Wadewitz Faculty Lecture

Sara Levering, Sports editor

Associate Professor of History gave a faculty lecture entitled “Whale of a Story: Sex, Lies, and Testimony in the Nineteenth-Century Pacific World”.

Lissa Wadewitz sparked her interest due to the Northwest being connected to Pacific world critiques, since there are many languages and it’s a large category to cover. In particular, she highlighted the commodities that connect the Pacific world.

Her research focused predominantly on an 1860 court case on a Captain possibly sexually abusing crew members, which were predominantly male. These men were at sea for months, with little privacy and were mostly teenagers.

Her quest has been to ponder limits in finding alternate truths with the historical evidence provided in the fall, summer, and winter of 1860.

She began with mentioning the different interpretations and she herself was not sure which interpretation to believe, since all three she presented are plausible in some manner or another.
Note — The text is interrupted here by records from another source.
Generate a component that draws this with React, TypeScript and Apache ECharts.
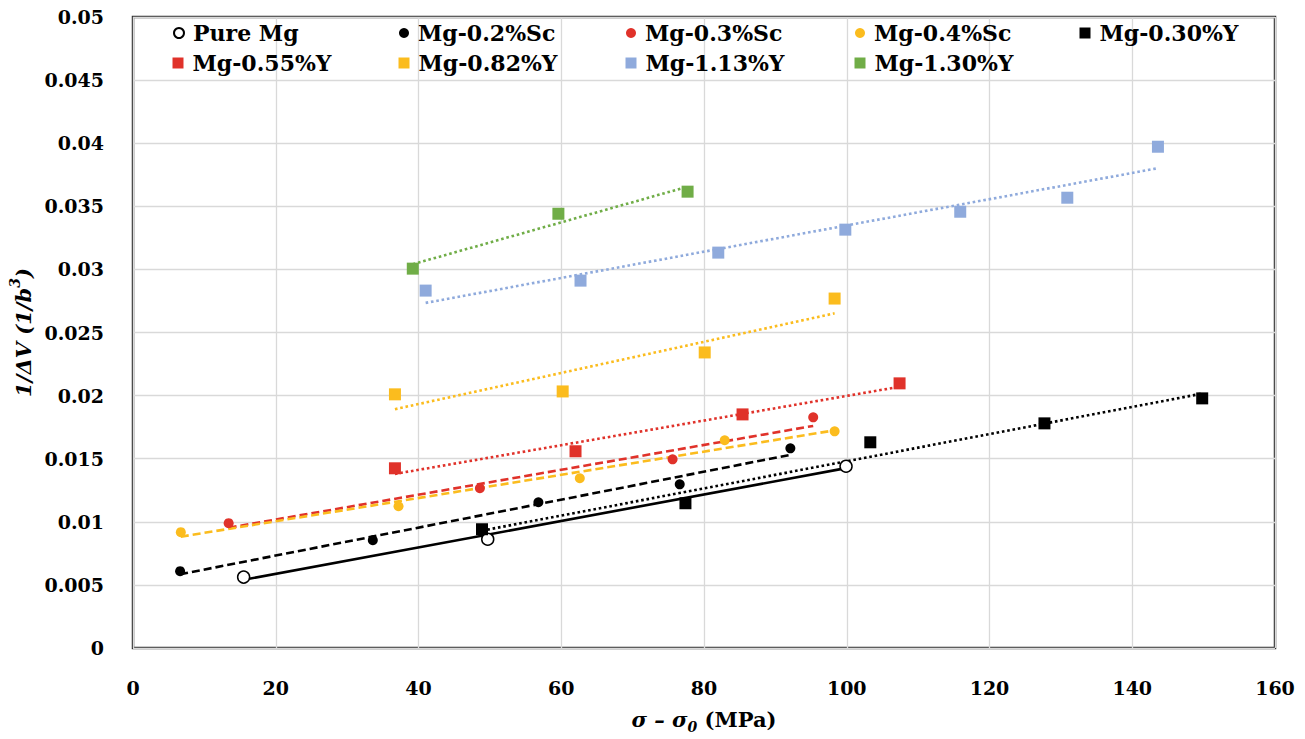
import React, { useEffect, useRef } from "react";
import * as echarts from "echarts";

const xTicks = [0, 20, 40, 60, 80, 100, 120, 140, 160];
const yTicks = [0, 0.005, 0.01, 0.015, 0.02, 0.025, 0.03, 0.035, 0.04, 0.045, 0.05];

const seriesNames = [
  "Pure Mg", "Mg-0.2%Sc", "Mg-0.3%Sc", "Mg-0.4%Sc", "Mg-0.30%Y",
  "Mg-0.55%Y", "Mg-0.82%Y", "Mg-1.13%Y", "Mg-1.30%Y",
];

const pureMgX = [15.5, 49.7, 99.9];
const pureMgY = [0.00562, 0.00862, 0.0144];
const sc02X = [6.6, 33.6, 56.8, 76.6, 92.1];
const sc02Y = [0.00609, 0.00854, 0.01155, 0.01297, 0.01582];
const sc03X = [13.4, 48.6, 75.6, 95.3];
const sc03Y = [0.00989, 0.01266, 0.01495, 0.01828];
const sc04X = [6.7, 37.2, 62.6, 82.9, 98.3];
const sc04Y = [0.00918, 0.01123, 0.01345, 0.01646, 0.01717];
const y030X = [48.9, 77.4, 103.3, 127.7, 149.8];
const y030Y = [0.00941, 0.01147, 0.0163, 0.0178, 0.01978];
const y055X = [36.7, 62.0, 85.4, 107.4];
const y055Y = [0.01424, 0.01559, 0.01851, 0.02097];
const y082X = [36.7, 60.2, 80.1, 98.3];
const y082Y = [0.0201, 0.02033, 0.02342, 0.02769];
const y113X = [41.0, 62.7, 82.0, 99.8, 115.9, 130.9, 143.6];
const y113Y = [0.02832, 0.02911, 0.03133, 0.03315, 0.03457, 0.03568, 0.03972];
const y130X = [39.2, 59.6, 77.7];
const y130Y = [0.03006, 0.03441, 0.03616];

const RED = "#E0322A";
const GOLD = "#FBBC1E";
const BLUE = "#8FAADC";
const GREEN = "#70AD47";
const BLACK = "#000000";

const FONT = "DejaVu Serif";

type Spec = {
  name: string; xs: number[]; ys: number[]; symbol: string; size: number;
  color: string; open?: boolean; trend: "solid" | "dashed" | "dotted"; trendColor: string;
};

const specs: Spec[] = [
  { name: seriesNames[0], xs: pureMgX, ys: pureMgY, symbol: "circle", size: 12, color: BLACK, open: true, trend: "solid", trendColor: BLACK },
  { name: seriesNames[1], xs: sc02X, ys: sc02Y, symbol: "circle", size: 10, color: BLACK, trend: "dashed", trendColor: BLACK },
  { name: seriesNames[2], xs: sc03X, ys: sc03Y, symbol: "circle", size: 10, color: RED, trend: "dashed", trendColor: RED },
  { name: seriesNames[3], xs: sc04X, ys: sc04Y, symbol: "circle", size: 10, color: GOLD, trend: "dashed", trendColor: GOLD },
  { name: seriesNames[4], xs: y030X, ys: y030Y, symbol: "rect", size: 12, color: BLACK, trend: "dotted", trendColor: BLACK },
  { name: seriesNames[5], xs: y055X, ys: y055Y, symbol: "rect", size: 12, color: RED, trend: "dotted", trendColor: RED },
  { name: seriesNames[6], xs: y082X, ys: y082Y, symbol: "rect", size: 12, color: GOLD, trend: "dotted", trendColor: GOLD },
  { name: seriesNames[7], xs: y113X, ys: y113Y, symbol: "rect", size: 12, color: BLUE, trend: "dotted", trendColor: BLUE },
  { name: seriesNames[8], xs: y130X, ys: y130Y, symbol: "rect", size: 12, color: GREEN, trend: "dotted", trendColor: GREEN },
];

function fit(xs: number[], ys: number[]) {
  const n = xs.length;
  const mx = xs.reduce((a, b) => a + b, 0) / n;
  const my = ys.reduce((a, b) => a + b, 0) / n;
  let sxy = 0, sxx = 0;
  for (let i = 0; i < n; i++) {
    sxy += (xs[i] - mx) * (ys[i] - my);
    sxx += (xs[i] - mx) * (xs[i] - mx);
  }
  const k = sxy / sxx;
  const b = my - k * mx;
  const x0 = Math.min(...xs), x1 = Math.max(...xs);
  return [[x0, k * x0 + b], [x1, k * x1 + b]];
}

const legendCols = [178, 404, 631, 860, 1085];
const legendRows = [33, 63];

export default function App() {
  const ref = useRef<HTMLDivElement>(null);
  useEffect(() => {
    if (!ref.current) return;
    const chart = echarts.init(ref.current, null, { renderer: "svg" });

    const series: any[] = [];
    specs.forEach((s) => {
      const lt: any = s.trend === "solid" ? "solid" : s.trend === "dashed" ? [8, 4] : [2.6, 2.8];
      series.push({
        type: "line",
        name: "trend " + s.name,
        data: fit(s.xs, s.ys),
        showSymbol: false,
        symbol: "none",
        silent: true,
        z: 1,
        lineStyle: { color: s.trendColor, width: s.trend === "dotted" ? 2.6 : 2.6, type: lt },
      });
    });
    specs.forEach((s) => {
      series.push({
        type: "scatter",
        name: s.name,
        data: s.xs.map((x, i) => [x, s.ys[i]]),
        symbol: s.symbol,
        symbolSize: s.size,
        z: 3,
        itemStyle: s.open
          ? { color: "#ffffff", borderColor: BLACK, borderWidth: 1.5, opacity: 1 }
          : { color: s.color, opacity: 1 },
      });
    });

    const legends = specs.map((s, i) => {
      const col = i < 5 ? i : i - 5;
      const row = i < 5 ? 0 : 1;
      const iw = s.symbol === "rect" ? 11 : 10;
      return {
        data: [s.name],
        left: legendCols[col] - iw / 2,
        top: legendRows[row] - 13,
        itemWidth: iw,
        itemHeight: iw,
        itemGap: 0,
        padding: 0,
        icon: s.symbol === "rect" ? "rect" : "circle",
        textStyle: {
          fontFamily: FONT, fontWeight: "bold", fontSize: 22, color: "#000",
          lineHeight: 26, padding: [0, 0, 0, 4],
        },
        selectedMode: false,
      };
    });

    chart.setOption({
      animation: false,
      backgroundColor: "#ffffff",
      legend: legends,
      grid: {
        left: 132, right: 30, top: 17, bottom: 90,
        show: true, borderColor: "#333333", borderWidth: 2.5, backgroundColor: "transparent",
      },
      xAxis: {
        type: "value", min: xTicks[0], max: xTicks[xTicks.length - 1], interval: 20,
        axisLine: { show: false }, axisTick: { show: false },
        splitLine: { show: true, lineStyle: { color: "#d9d9d9", width: 1.3 } },
        axisLabel: { fontFamily: FONT, fontWeight: "bold", fontSize: 19, color: "#000", margin: 30 },
        name: "{i|σ – σ}{sub|0}{b| (MPa)}",
        nameLocation: "middle",
        nameGap: 56,
        nameTextStyle: {
          rich: {
            i: { fontFamily: FONT, fontWeight: "bold", fontStyle: "italic", fontSize: 21, color: "#000", lineHeight: 30, verticalAlign: "middle" },
            sub: { fontFamily: FONT, fontWeight: "bold", fontStyle: "italic", fontSize: 14, color: "#000", lineHeight: 14, verticalAlign: "bottom" },
            b: { fontFamily: FONT, fontWeight: "bold", fontSize: 21, color: "#000", lineHeight: 30, verticalAlign: "middle" },
          },
        },
      },
      yAxis: {
        type: "value", min: yTicks[0], max: yTicks[yTicks.length - 1], interval: 0.005,
        axisLine: { show: false }, axisTick: { show: false },
        splitLine: { show: true, lineStyle: { color: "#d9d9d9", width: 1.3 } },
        axisLabel: {
          fontFamily: FONT, fontWeight: "bold", fontSize: 19, color: "#000", margin: 29,
          formatter: (v: number) => String(parseFloat(v.toFixed(4))),
        },
        name: "{i|1/ΔV (1/b}{sup|3}{i|)}",
        nameLocation: "middle",
        nameGap: 95,
        nameTextStyle: {
          rich: {
            i: { fontFamily: FONT, fontWeight: "bold", fontStyle: "italic", fontSize: 21, color: "#000", lineHeight: 30, verticalAlign: "middle" },
            sup: { fontFamily: FONT, fontWeight: "bold", fontStyle: "italic", fontSize: 14, color: "#000", lineHeight: 14, verticalAlign: "top" },
          },
        },
      },
      series,
    });
    return () => chart.dispose();
  }, []);
  return (
    <div
      ref={ref}
      style={{ position: "absolute", left: 0, top: 0, width: 1305, height: 739, background: "#fff" }}
    />
  );
}
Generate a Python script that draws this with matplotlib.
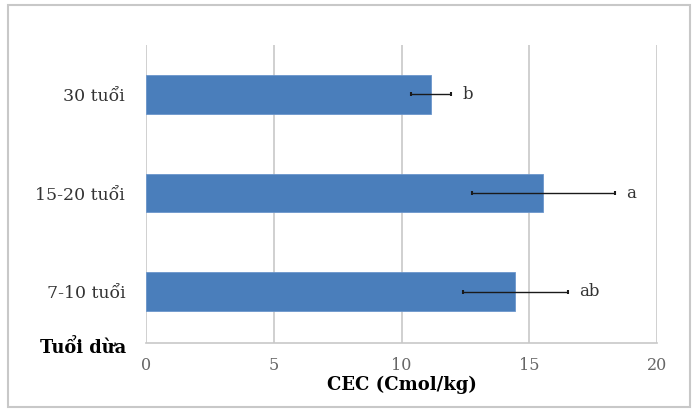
import matplotlib.pyplot as plt
from matplotlib.patches import Rectangle

# so lieu
nhom = ['7-10 tuổi', '15-20 tuổi', '30 tuổi']
cec = [14.45, 15.55, 11.15]
sai_so = [2.05, 2.8, 0.78]
chu_cai = ['ab', 'a', 'b']
x_ticks = [0, 5, 10, 15, 20]

# chu ngang rong nhu hinh goc
plt.rcParams['font.family'] = ['DejaVu Serif']

fig = plt.figure(figsize=(6.94, 4.12), dpi=100)
ax = fig.add_axes([0.2104, 0.1675, 0.7363, 0.7233])

# khung ngoai
fig.patches.append(Rectangle((0.012, 0.012), 0.982, 0.975, transform=fig.transFigure,
                             fill=False, edgecolor='#c8c8c8', linewidth=1.5))

y = range(len(nhom))
ax.barh(y, cec, height=0.39, color='#4a7ebb', edgecolor='#6b96cc', linewidth=0.6, zorder=2)
ax.errorbar(cec, y, xerr=sai_so, fmt='none', ecolor='#1a1a1a', elinewidth=1.0,
            capsize=1.5, capthick=1.5, zorder=3)
for yi, v, e, t in zip(y, cec, sai_so, chu_cai):
    ax.text(v + e + 0.45, yi, t, va='center', ha='left', fontsize=12, color='#333333')

ax.set_xlim(0, 20)
ax.set_ylim(-0.52, 2.5)
ax.set_xticks(x_ticks)
ax.set_yticks(list(y))
ax.set_yticklabels(nhom, fontsize=12.5, color='#333333')
ax.tick_params(axis='x', labelsize=11.5, labelcolor='#666666', length=0, pad=10)
ax.tick_params(axis='y', length=0, pad=15)
ax.grid(axis='x', color='#c8c8c8', linewidth=1.2, zorder=0)
for s in ['top', 'right', 'left']:
    ax.spines[s].set_visible(False)
ax.spines['bottom'].set_color('#c8c8c8')
ax.spines['bottom'].set_linewidth(1.2)

ax.set_xlabel('CEC (Cmol/kg)', fontsize=13, fontweight='bold', labelpad=1)
fig.text(0.058, 1 - 348 / 412, 'Tuổi dừa', fontsize=12.8, fontweight='bold', va='center', ha='left')

plt.savefig('out.png', dpi=100)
Her first was “the captain is guilty,” since there was a trial in Hawaii and there were numerous testimonies pointing toward his guilt. There were suspicions to take action and it was an “unnatural and unchristian act” that the captain had committed, said Wadewitz.

In a second interpretation, “the captain was framed,” due to “fabrication” and “conspiracy.” There were several reasons for framing him. There were also hints of mutiny, which was a serious crime.

Perhaps, the crew members planned to attack and pin it on the captain, which meant there was plenty of motive to take the captain down.

To discredit this interpretation, Wadewitz suggested that there was not an abundant amount of evidence. Furthermore, in the crew members efforts to embarrass the captain was not extremely effective.

There were only “more questions, than answers,” Wadewitz said, on the second interpretation.

The third was inherently complicated and based largely on the history of Hawaii. Nonetheless, “the captain as tool,” as in a tool to be used for political reasons.

The captain ended up shaking off the behavior and the crew knew of the behavior and did nothing for months.

“I like that there are other ways of presenting and I’d like to do something like this for my senior thesis,” said Anne Ferguson, ‘19.

Wadewitz concluded by saying that each interpretation is plausible and this has only led to more questions. It presents a unique window of the Pacific world, since abuse like this had never been reported before.

“It was a cool story and provided insight on interpreting primary sources,” Sam Beyer, ‘18.